Participants are further introduced to Automatic Machine Learning, allowing for deep networks to self-optimise in such context. Likewise, multimodal and multi sensorial fusion increasingly opens up, also, to the non-expert interface designer, as mainly labelled data is needed to set up a system ready for rich intelligent input and output processing. To allow for mobile-based interactions, we will present methods for model complexity reduction on restricted hardware devices. We will also cover methods for coping with low availability of user data. These include transfer learning and Generative Adversarial Models for the generation of interaction data through deep methods. Finally, we will introudce participants to the lastest advance in Explainable AI technqiues

The tutorial is based on open source toolkits to give the attendee the tools at hand needed to benefit from the above described right away. These include auDeep, End2You, and openXBOW opening up also to the non-python savvy participant. At the same time, experts in deep fusion will find interest in the latest methods presented and outlook given following the general introduction and practical parts.


Target Audience:

The target audience is the broad audience of HCI International. The tutorial introduces general principles of deep learning for a start in an introductory manner and then moves to the recent approaches for fusion by deep learning, synchronization by suited means of deep warping, and analysis and synthesis hence targeting also intermediate to advanced level participants from general HCI, intelligent interaction, to the deep learning and machine learning expert attendees.

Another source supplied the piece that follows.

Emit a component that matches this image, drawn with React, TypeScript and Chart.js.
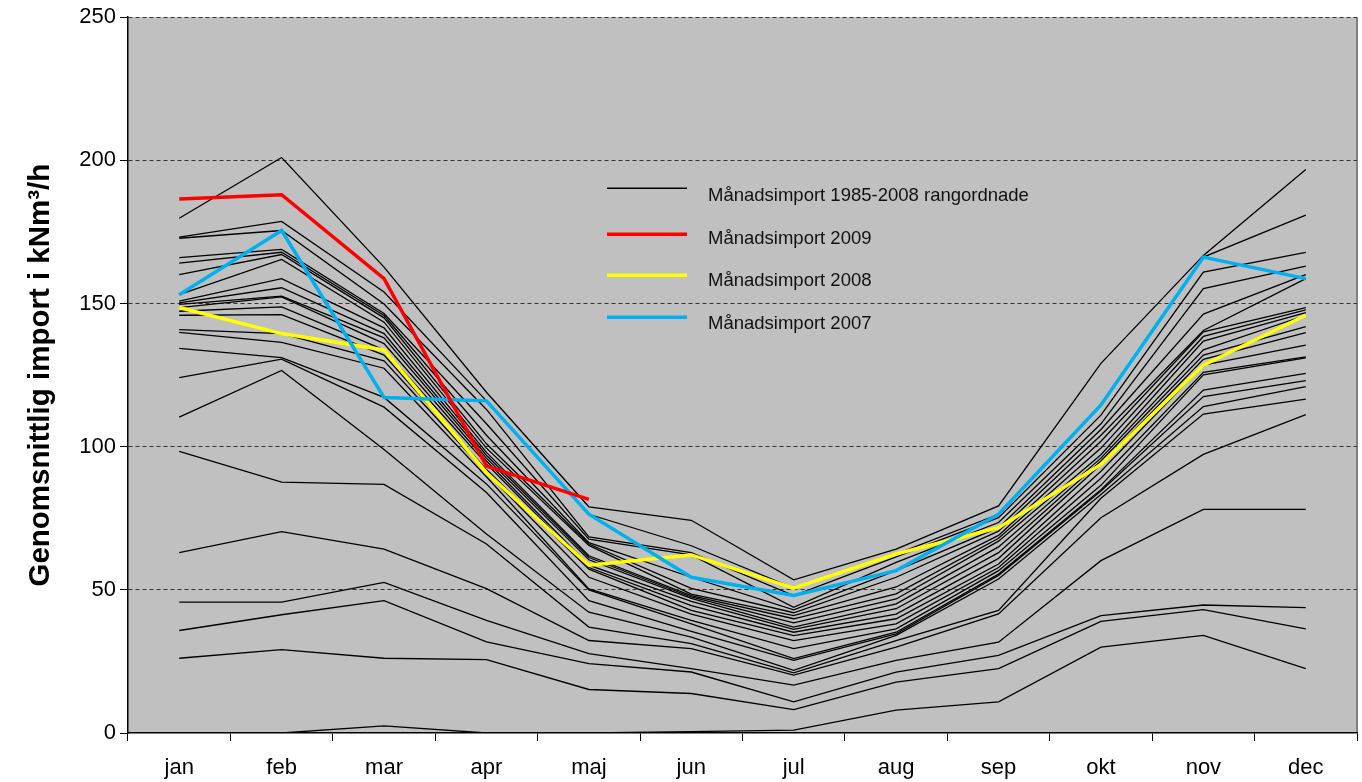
import React, { useEffect, useRef } from "react";
import { Chart, registerables } from "chart.js";

Chart.register(...registerables);

const FONT = "'Liberation Sans', Arial, Helvetica, sans-serif";

const months = ["jan", "feb", "mar", "apr", "maj", "jun", "jul", "aug", "sep", "okt", "nov", "dec"];
const yTickValues = [0, 50, 100, 150, 200, 250];

// Monthly import 1985-2008, ranked (descending) per month – 24 values each
const rankedJan = [179.8, 173.2, 172.8, 166.0, 164.1, 160.1, 153.1, 150.8, 150.2, 149.7, 148.6, 147.3, 145.9, 140.9, 139.9, 134.3, 124.1, 110.3, 98.4, 63.0, 45.7, 35.8, 26.1, 0];
const rankedFeb = [201.0, 178.7, 175.5, 168.9, 167.9, 167.1, 165.4, 158.7, 155.5, 152.6, 152.3, 148.8, 146.1, 139.5, 136.4, 131.1, 130.6, 126.6, 87.6, 70.3, 45.7, 41.3, 29.1, 0];
const rankedMar = [162.7, 154.0, 149.8, 146.5, 145.8, 145.0, 143.5, 141.5, 139.5, 138.0, 136.0, 133.8, 132.0, 130.0, 127.4, 117.2, 113.8, 99.0, 86.8, 64.2, 52.6, 46.2, 26.1, 2.5];
const rankedApr = [119.0, 116.0, 113.0, 108.0, 104.0, 101.0, 99.5, 98.0, 97.0, 96.0, 95.0, 94.0, 92.0, 90.9, 89.5, 87.0, 84.0, 69.5, 66.0, 50.4, 39.3, 31.8, 25.6, 0];
const rankedMaj = [79.0, 76.4, 68.5, 67.7, 66.5, 66.0, 65.5, 61.9, 61.3, 60.5, 58.6, 57.8, 57.2, 54.4, 50.3, 50.0, 46.2, 42.2, 37.0, 32.3, 27.7, 24.2, 15.2, 0];
const rankedJun = [74.3, 65.4, 63.0, 62.2, 54.4, 50.5, 48.5, 48.0, 47.5, 47.0, 46.0, 44.5, 42.8, 41.5, 39.3, 38.1, 35.5, 33.5, 31.2, 29.5, 22.5, 21.3, 13.8, 0.5];
const rankedJul = [53.5, 50.6, 48.0, 43.9, 43.0, 42.0, 41.0, 39.9, 38.5, 37.0, 36.2, 35.2, 34.0, 32.3, 29.5, 26.0, 25.4, 21.9, 21.0, 20.2, 16.7, 10.9, 8.2, 1.0];
const rankedAug = [64.2, 62.5, 61.5, 59.6, 56.7, 54.4, 51.0, 48.6, 46.8, 45.1, 43.4, 41.5, 39.9, 38.1, 36.4, 35.2, 34.6, 34.1, 32.3, 30.0, 25.4, 21.3, 17.8, 8.0];
const rankedSep = [79.3, 76.4, 75.2, 73.5, 71.7, 70.5, 69.0, 68.0, 67.0, 65.0, 63.0, 61.0, 59.0, 57.8, 56.7, 55.5, 55.0, 53.8, 42.8, 41.6, 31.7, 27.1, 22.5, 10.9];
const rankedOkt = [129.1, 114.6, 111.0, 108.0, 106.0, 104.0, 101.9, 99.5, 97.2, 96.0, 95.0, 93.8, 91.4, 89.0, 86.5, 85.0, 84.5, 83.3, 82.0, 75.2, 60.2, 41.0, 39.0, 30.0];
const rankedNov = [166.8, 166.2, 161.0, 155.2, 146.3, 140.6, 140.1, 138.5, 136.9, 133.8, 132.0, 130.5, 128.5, 126.0, 125.1, 119.8, 117.5, 114.0, 111.4, 97.3, 78.1, 44.7, 43.1, 34.1];
const rankedDec = [196.8, 180.9, 167.9, 163.1, 160.1, 158.7, 148.6, 147.8, 146.8, 145.9, 141.9, 139.8, 135.5, 131.4, 131.0, 125.6, 123.1, 121.0, 116.6, 111.2, 78.1, 43.8, 36.4, 22.5];

const import2009 = [186.5, 188.0, 158.7, 93.2, 81.6, null, null, null, null, null, null, null];
const import2008 = [148.6, 139.5, 133.8, 90.9, 58.6, 62.2, 50.6, 62.5, 71.7, 93.8, 128.5, 145.9];
const import2007 = [153.1, 175.5, 117.2, 116.0, 76.4, 54.4, 48.0, 56.7, 76.4, 114.6, 166.2, 158.7];

const legendLabels = [
  "Månadsimport 1985-2008 rangordnade",
  "Månadsimport 2009",
  "Månadsimport 2008",
  "Månadsimport 2007",
];
const yTitle = "Genomsnittlig import i kNm³/h";

const rankedByMonth = [rankedJan, rankedFeb, rankedMar, rankedApr, rankedMaj, rankedJun, rankedJul, rankedAug, rankedSep, rankedOkt, rankedNov, rankedDec];

const plotBg = {
  id: "plotBg",
  beforeDraw(chart: any) {
    const { ctx, chartArea: a } = chart;
    ctx.save();
    ctx.fillStyle = "#C0C0C0";
    ctx.fillRect(a.left, a.top, a.right - a.left, a.bottom - a.top);
    ctx.strokeStyle = "#808080";
    ctx.lineWidth = 2;
    ctx.beginPath();
    ctx.moveTo(a.right, a.top);
    ctx.lineTo(a.right, a.bottom);
    ctx.stroke();
    ctx.restore();
  },
};

const insideLegend = {
  id: "insideLegend",
  afterDatasetsDraw(chart: any) {
    const { ctx, chartArea: a } = chart;
    const items = [
      { color: "#000000", width: 1.5, dy: 8 },
      { color: "#FF0000", width: 3.5, dy: 5 },
      { color: "#FFFF00", width: 3.5, dy: 6 },
      { color: "#00B0F0", width: 3.5, dy: 7 },
    ];
    const rows = [171, 217, 258, 300];
    const x0 = a.left + 479;
    ctx.save();
    ctx.font = `18.5px ${FONT}`;
    ctx.textBaseline = "middle";
    ctx.fillStyle = "#111";
    items.forEach((it, i) => {
      const y = a.top + rows[i];
      ctx.strokeStyle = it.color;
      ctx.lineWidth = it.width;
      ctx.beginPath();
      ctx.moveTo(x0, y);
      ctx.lineTo(x0 + 80, y);
      ctx.stroke();
      ctx.fillText(legendLabels[i], x0 + 101, y + it.dy);
    });
    ctx.restore();
  },
};

export default function App() {
  const ref = useRef<HTMLCanvasElement>(null);

  useEffect(() => {
    document.body.style.margin = "0";
    const canvas = ref.current!;
    const blackSets = rankedJan.map((_, rank) => ({
      label: legendLabels[0],
      data: rankedByMonth.map((m) => m[rank]),
      borderColor: "#000000",
      borderWidth: 1.3,
      pointRadius: 0,
      tension: 0,
      order: 10,
    }));
    const chart = new Chart(canvas, {
      type: "line",
      data: {
        labels: months,
        datasets: [
          { label: legendLabels[1], data: import2009, borderColor: "#FF0000", borderWidth: 3.5, pointRadius: 0, order: 0, spanGaps: false },
          { label: legendLabels[3], data: import2007, borderColor: "#00B0F0", borderWidth: 3.5, pointRadius: 0, order: 1 },
          { label: legendLabels[2], data: import2008, borderColor: "#FFFF00", borderWidth: 3.5, pointRadius: 0, order: 2 },
          ...blackSets,
        ] as any,
      },
      options: {
        responsive: false,
        animation: false,
        layout: { padding: { top: 11, right: 5, left: 0, bottom: 0 } },
        plugins: { legend: { display: false }, tooltip: { enabled: false } },
        elements: { line: { borderJoinStyle: "miter" } },
        scales: {
          x: {
            type: "category",
            offset: true,
            afterFit: (s: any) => { s.height = 49; },
            grid: { drawOnChartArea: false, drawTicks: true, tickLength: 8, offset: true, tickColor: "#000", tickWidth: 1 },
            border: { display: true, color: "#000", width: 1.5 },
            ticks: { color: "#000", font: { family: FONT, size: 22 }, padding: 14, maxRotation: 0, autoSkip: false },
          },
          y: {
            min: 0,
            max: 250,
            afterFit: (s: any) => { s.width = 128; },
            afterBuildTicks: (s: any) => { s.ticks = yTickValues.map((v) => ({ value: v })); },
            grid: {
              color: (c: any) => (c.tick && c.tick.value === 0 ? "rgba(0,0,0,0)" : "#333"),
              lineWidth: 1,
              drawTicks: true,
              tickLength: 8,
              tickColor: "#000",
              tickWidth: 1,
              tickBorderDash: [],
            },
            border: { display: true, color: "#000", width: 1.5, dash: [4, 3] },
            ticks: { color: "#000", font: { family: FONT, size: 22 }, padding: 4 },
            title: {
              display: true,
              text: yTitle,
              color: "#000",
              font: { family: FONT, size: 29.5, weight: "bold" },
              padding: { top: 23, bottom: 0 },
            },
          },
        },
      },
      plugins: [plotBg, insideLegend],
    } as any);
    return () => chart.destroy();
  }, []);

  return (
    <div style={{ width: 1362, height: 782 }}>
      <canvas ref={ref} width={1362} height={782} style={{ display: "block" }} />
    </div>
  );
}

Bio Sketches of Presenters:

Nicholas Cummins is a habilitation candidate at the ZD.B Chair of Embedded Intelligence for Health Care and Wellbeing at the University of Augsburg in Germany. Dr Cummins was awarded his PhD in Electrical Engineering from UNSW Australia in February 2016. His is activley involved in the DE-ENIGMA, RADAR-CNS, TAPAS and sustAGE Horizon 2020 projects, in which his roles include contributions towards management of the technical work packages. His current research includes areas of behavioural signal processing with a focus on the automatic multisensory analysis and understanding of different health states. Dr Cummins has been lecturing since autumn 2017, writing and delivering courses in Speech Pathology, Deep Learning and Intelligent Signal Analysis in Medicine. He has (co-)authored over 90 conference and journal papers leading to over 1200 citations (h-index: 20). He is a frequent reviewer for IEEE, ACM and ISCA journals and conferences as well as serving on program and organisational committees. He has given repeated tutorials at leading international conferences such as HCI, IEEE EMBC, Interspeech, and IEEE SAM.

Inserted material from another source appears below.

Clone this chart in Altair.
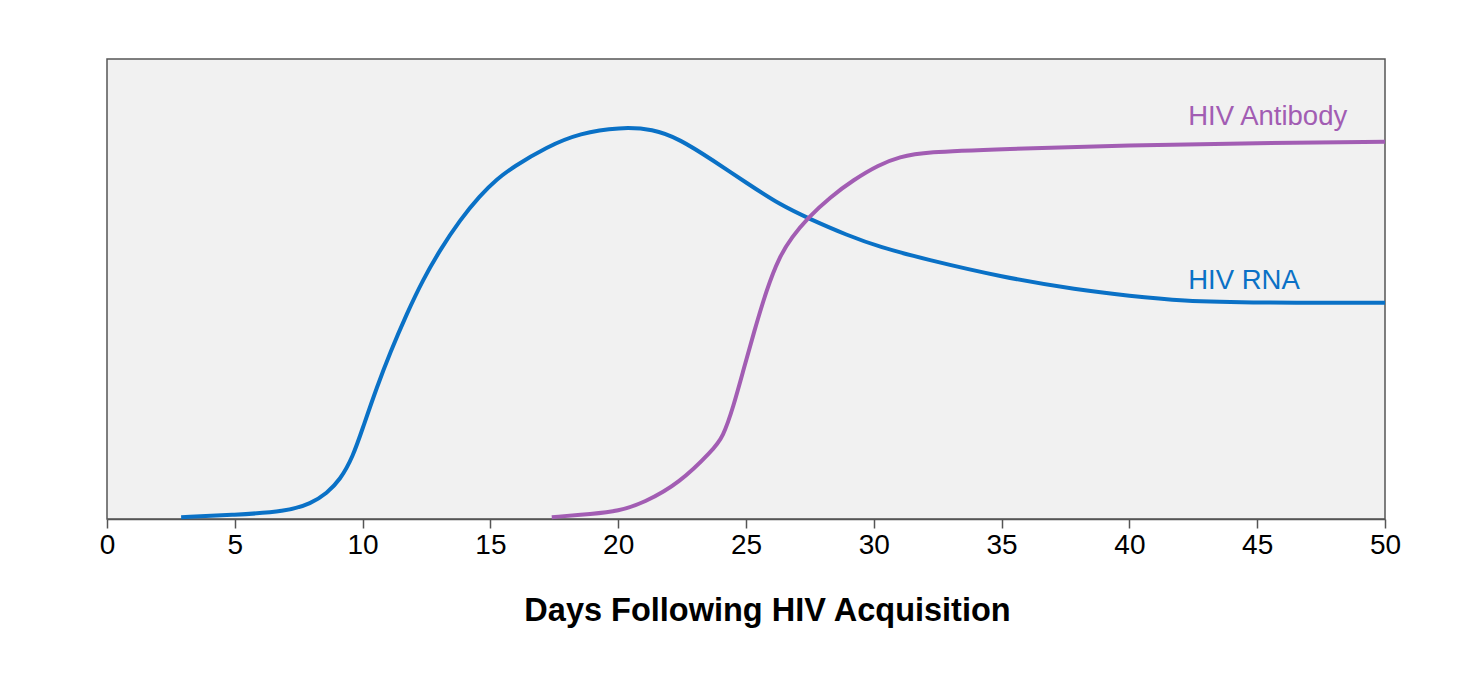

Björn Schuller received the Diploma in 1999, the Doctoral degree in 2006, and the Habilitation and Adjunct Teaching Professorship in the subject area of signal processing and machine intelligence in 2012, all in electrical engineering and information technology from TUM in Munich, Germany. He is Professor of Artificial Intelligence in the Department of Computing, Imperial College London, U.K., and a Full Professor and head of the ZD.B Chair of Embedded Intelligence for Health Care and Wellbeing at the University of Augsburg, Germany as well as co-founding CEO and current CSO of the audio intelligence company audEERING. He (co-)authored five books and more than 800 publications in peer reviewed books, journals, and conference proceedings in the fields of Affective Computing, HCI, and deep learning leading to more than 26000 citations (h-index = 74). He is a Fellow of the IEEE, president-emeritus of the AAAC, and Senior Member of the ACM. His service to the community includes Editor in Chief of the IEEE Transactions on Affective Computing, past and present General Chair and Program Chair of conferences in the field such as ACM ICMI, IEEE ACII, and Interspeech. He has given 15 tutorials up to now at leading conferences such as HCI, ACII, ACM Multimedia, EMBC, ICASSP, IJCAI, Interspeech, SAM, IUI, or UMAP.